"... ik was nooit jaloers, nooit verliefd geweest ook, maar nu wel, en met terugwerkende kracht, jaloers op alle mannen die haar geneukt hebben vorige week. Ze heeft ongeveer 15-20 klanten gehad de afgelopen maand, tijdens mijn afwezigheid ..."
(geb. 1957)
Van 1976 tot 1981 bezocht hij de Gerrit Rietveld Academie te Amsterdam. Gedurende de jaren 80 wordt Klashorst gerekend tot de Nieuwe Wilden. Zijn uitbundige schilderwerk werd in 1983 bekroond met de Koninklijke Subsidie voor de Vrije Schilderkunst.
In 1987 begon Klashorst na gesprekken op Tenerife met de Tsjechische kunstenaar Jiri Georg Dokoupil het in Amsterdam gevestigde kunstenaarscollectief After Nature, dat zich afzette tegen het heersende abstract expressionisme. Bekend en berucht waren hun gezamenlijke performances op straat, in de natuur en tijdens kunstmanifestaties.
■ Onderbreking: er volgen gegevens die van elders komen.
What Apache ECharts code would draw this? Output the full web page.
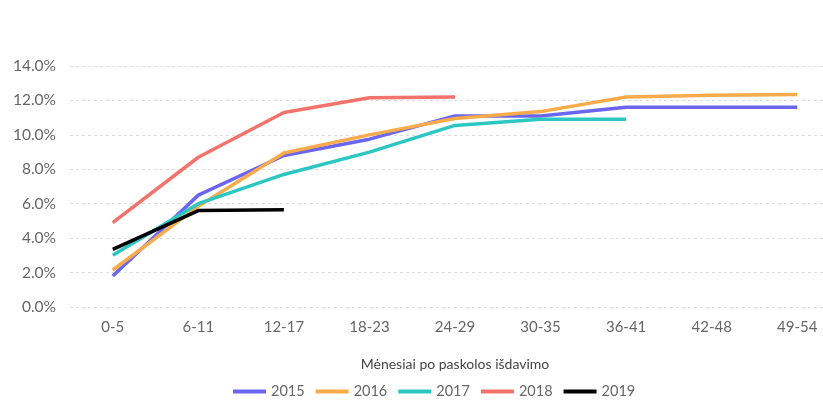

In 1995 viel de After Nature groep weer uiteen. In de tussentijd had deze groep ook het Amsterdams Instituut voor de Schilderkunst (AIS) opgericht, waar zij open schilderworkshops organiseerden.
Klashorst verraste het kunstpubliek regelmatig met een nieuwe schilderstijl maar haalde ook regelmatig het landelijke nieuws met zijn losbandige levensstijl. Hij schilderde en fotografeerde in Afrika vele dames. In 2000 belandde hij in het overwegend islamitische Senegal in een politiecel. Hij werd verdacht van het aanzetten tot losbandigheid en het vervaardigen van obscene afbeeldingen omdat hij lokale vrouwen naakt had geschilderd. Door het omkopen van ambtenaren wist hij zich op borgtocht vrij te kopen, en in stilte via Gambia het land te ontvluchten. Later verbleef hij met regelmaat in Nairobi, Mombassa (Kenia) en Bangkok (Thailand).
In 2005 verscheen King Klashorst, een geautoriseerde biografie door Robert Vuijsje. In 2006 haalde hij de pers met de oprichting van de ‘kunstenaarspartij’ Huisje-boompje-beestje, die dat jaar bij de gemeenteraadsverkiezingen in Amsterdam 787 stemmen behaalde (0,3%).
Begin 2011 vond een tentoonstelling plaats in het Tuol Sleng-museum in Phnom-Penh (Cambodja). Klashorst schilderde de slachtoffers van de Khmer Rouge-periode, portretten die hij vervolgens met een spuitbus bewerkte. Het project wordt gesteund door UNESCO.
In 2011 verscheen zijn autobiografie Kunstkannibaal, waarvan de publicatie met veel media-aandacht gepaard ging. In december 2011 exposeerde Klashorst in de Amsterdamse galerie Naleye zijn Cambodjaanse portrettenreeks, aangevuld met recent werk.
In januari 2014 werd bekend dat Klashorst aan aids lijdt.